Using the data below, repeat all of it precisely.

- [Data lines]:
++++++++++++++++++++

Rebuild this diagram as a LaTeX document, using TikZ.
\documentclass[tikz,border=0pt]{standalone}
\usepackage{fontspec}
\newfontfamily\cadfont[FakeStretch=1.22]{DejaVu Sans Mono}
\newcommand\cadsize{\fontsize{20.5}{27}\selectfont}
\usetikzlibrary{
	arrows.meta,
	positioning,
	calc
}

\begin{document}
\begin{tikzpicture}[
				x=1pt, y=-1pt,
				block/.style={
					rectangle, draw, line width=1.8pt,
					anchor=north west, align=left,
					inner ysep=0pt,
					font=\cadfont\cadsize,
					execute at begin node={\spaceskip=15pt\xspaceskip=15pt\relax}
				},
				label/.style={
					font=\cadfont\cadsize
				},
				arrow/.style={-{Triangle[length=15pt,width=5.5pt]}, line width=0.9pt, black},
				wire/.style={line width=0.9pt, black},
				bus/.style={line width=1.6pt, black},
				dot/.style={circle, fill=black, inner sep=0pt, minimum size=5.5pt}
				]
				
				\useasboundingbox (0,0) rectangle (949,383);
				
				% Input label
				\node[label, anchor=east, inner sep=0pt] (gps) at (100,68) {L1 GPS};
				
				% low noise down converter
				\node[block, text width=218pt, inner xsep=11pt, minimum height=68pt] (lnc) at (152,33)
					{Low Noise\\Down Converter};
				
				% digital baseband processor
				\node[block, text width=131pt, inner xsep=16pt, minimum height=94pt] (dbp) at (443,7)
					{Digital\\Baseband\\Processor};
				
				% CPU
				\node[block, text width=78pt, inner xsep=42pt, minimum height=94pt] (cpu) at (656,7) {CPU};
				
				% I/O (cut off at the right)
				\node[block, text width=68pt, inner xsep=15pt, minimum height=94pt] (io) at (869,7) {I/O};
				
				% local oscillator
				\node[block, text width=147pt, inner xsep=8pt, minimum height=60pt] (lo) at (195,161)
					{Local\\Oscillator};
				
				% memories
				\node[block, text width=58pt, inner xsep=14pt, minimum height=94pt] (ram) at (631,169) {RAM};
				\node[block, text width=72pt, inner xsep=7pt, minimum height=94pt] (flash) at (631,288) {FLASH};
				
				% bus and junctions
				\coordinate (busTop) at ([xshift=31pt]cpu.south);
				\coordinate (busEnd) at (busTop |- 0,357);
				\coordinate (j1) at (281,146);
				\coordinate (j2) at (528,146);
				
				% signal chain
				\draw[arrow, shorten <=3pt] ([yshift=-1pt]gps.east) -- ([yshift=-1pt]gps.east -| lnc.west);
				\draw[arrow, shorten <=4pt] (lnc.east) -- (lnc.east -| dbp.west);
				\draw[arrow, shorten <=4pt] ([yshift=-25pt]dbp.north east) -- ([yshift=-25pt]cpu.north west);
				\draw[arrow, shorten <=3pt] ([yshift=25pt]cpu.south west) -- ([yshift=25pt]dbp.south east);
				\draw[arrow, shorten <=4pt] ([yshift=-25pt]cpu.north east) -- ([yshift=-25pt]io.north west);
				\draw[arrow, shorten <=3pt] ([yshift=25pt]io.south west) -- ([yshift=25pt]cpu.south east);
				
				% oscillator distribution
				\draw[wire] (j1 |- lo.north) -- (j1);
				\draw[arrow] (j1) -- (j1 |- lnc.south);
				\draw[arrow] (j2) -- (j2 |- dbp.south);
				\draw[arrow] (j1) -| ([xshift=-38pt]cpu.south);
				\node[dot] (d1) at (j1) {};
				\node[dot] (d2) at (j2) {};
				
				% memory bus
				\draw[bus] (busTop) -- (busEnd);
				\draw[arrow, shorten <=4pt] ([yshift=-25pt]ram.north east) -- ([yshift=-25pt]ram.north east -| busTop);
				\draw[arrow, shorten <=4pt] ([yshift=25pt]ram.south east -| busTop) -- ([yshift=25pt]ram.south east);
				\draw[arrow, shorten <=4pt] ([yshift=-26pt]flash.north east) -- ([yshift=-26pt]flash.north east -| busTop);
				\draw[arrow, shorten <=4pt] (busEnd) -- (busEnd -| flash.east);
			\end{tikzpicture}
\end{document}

++++++++++++++++++++

- [Exercise answer]:
Rebuild this diagram as a LaTeX document, using TikZ.
\documentclass[tikz,border=0pt]{standalone}
\usepackage{fontspec}
\newfontfamily\cadfont[FakeStretch=1.22]{DejaVu Sans Mono}
\newcommand\cadsize{\fontsize{20.5}{27}\selectfont}
\usetikzlibrary{
	arrows.meta,
	positioning,
	calc
}

\begin{document}
\begin{tikzpicture}[
				x=1pt, y=-1pt,
				block/.style={
					rectangle, draw, line width=1.8pt,
					anchor=north west, align=left,
					inner ysep=0pt,
					font=\cadfont\cadsize,
					execute at begin node={\spaceskip=15pt\xspaceskip=15pt\relax}
				},
				label/.style={
					font=\cadfont\cadsize
				},
				arrow/.style={-{Triangle[length=15pt,width=5.5pt]}, line width=0.9pt, black},
				wire/.style={line width=0.9pt, black},
				bus/.style={line width=1.6pt, black},
				dot/.style={circle, fill=black, inner sep=0pt, minimum size=5.5pt}
				]
				
				\useasboundingbox (0,0) rectangle (949,383);
				
				% Input label
				\node[label, anchor=east, inner sep=0pt] (gps) at (100,68) {L1 GPS};
				
				% low noise down converter
				\node[block, text width=218pt, inner xsep=11pt, minimum height=68pt] (lnc) at (152,33)
					{Low Noise\\Down Converter};
				
				% digital baseband processor
				\node[block, text width=131pt, inner xsep=16pt, minimum height=94pt] (dbp) at (443,7)
					{Digital\\Baseband\\Processor};
				
				% CPU
				\node[block, text width=78pt, inner xsep=42pt, minimum height=94pt] (cpu) at (656,7) {CPU};
				
				% I/O (cut off at the right)
				\node[block, text width=68pt, inner xsep=15pt, minimum height=94pt] (io) at (869,7) {I/O};
				
				% local oscillator
				\node[block, text width=147pt, inner xsep=8pt, minimum height=60pt] (lo) at (195,161)
					{Local\\Oscillator};
				
				% memories
				\node[block, text width=58pt, inner xsep=14pt, minimum height=94pt] (ram) at (631,169) {RAM};
				\node[block, text width=72pt, inner xsep=7pt, minimum height=94pt] (flash) at (631,288) {FLASH};
				
				% bus and junctions
				\coordinate (busTop) at ([xshift=31pt]cpu.south);
				\coordinate (busEnd) at (busTop |- 0,357);
				\coordinate (j1) at (281,146);
				\coordinate (j2) at (528,146);
				
				% signal chain
				\draw[arrow, shorten <=3pt] ([yshift=-1pt]gps.east) -- ([yshift=-1pt]gps.east -| lnc.west);
				\draw[arrow, shorten <=4pt] (lnc.east) -- (lnc.east -| dbp.west);
				\draw[arrow, shorten <=4pt] ([yshift=-25pt]dbp.north east) -- ([yshift=-25pt]cpu.north west);
				\draw[arrow, shorten <=3pt] ([yshift=25pt]cpu.south west) -- ([yshift=25pt]dbp.south east);
				\draw[arrow, shorten <=4pt] ([yshift=-25pt]cpu.north east) -- ([yshift=-25pt]io.north west);
				\draw[arrow, shorten <=3pt] ([yshift=25pt]io.south west) -- ([yshift=25pt]cpu.south east);
				
				% oscillator distribution
				\draw[wire] (j1 |- lo.north) -- (j1);
				\draw[arrow] (j1) -- (j1 |- lnc.south);
				\draw[arrow] (j2) -- (j2 |- dbp.south);
				\draw[arrow] (j1) -| ([xshift=-38pt]cpu.south);
				\node[dot] (d1) at (j1) {};
				\node[dot] (d2) at (j2) {};
				
				% memory bus
				\draw[bus] (busTop) -- (busEnd);
				\draw[arrow, shorten <=4pt] ([yshift=-25pt]ram.north east) -- ([yshift=-25pt]ram.north east -| busTop);
				\draw[arrow, shorten <=4pt] ([yshift=25pt]ram.south east -| busTop) -- ([yshift=25pt]ram.south east);
				\draw[arrow, shorten <=4pt] ([yshift=-26pt]flash.north east) -- ([yshift=-26pt]flash.north east -| busTop);
				\draw[arrow, shorten <=4pt] (busEnd) -- (busEnd -| flash.east);
			\end{tikzpicture}
\end{document}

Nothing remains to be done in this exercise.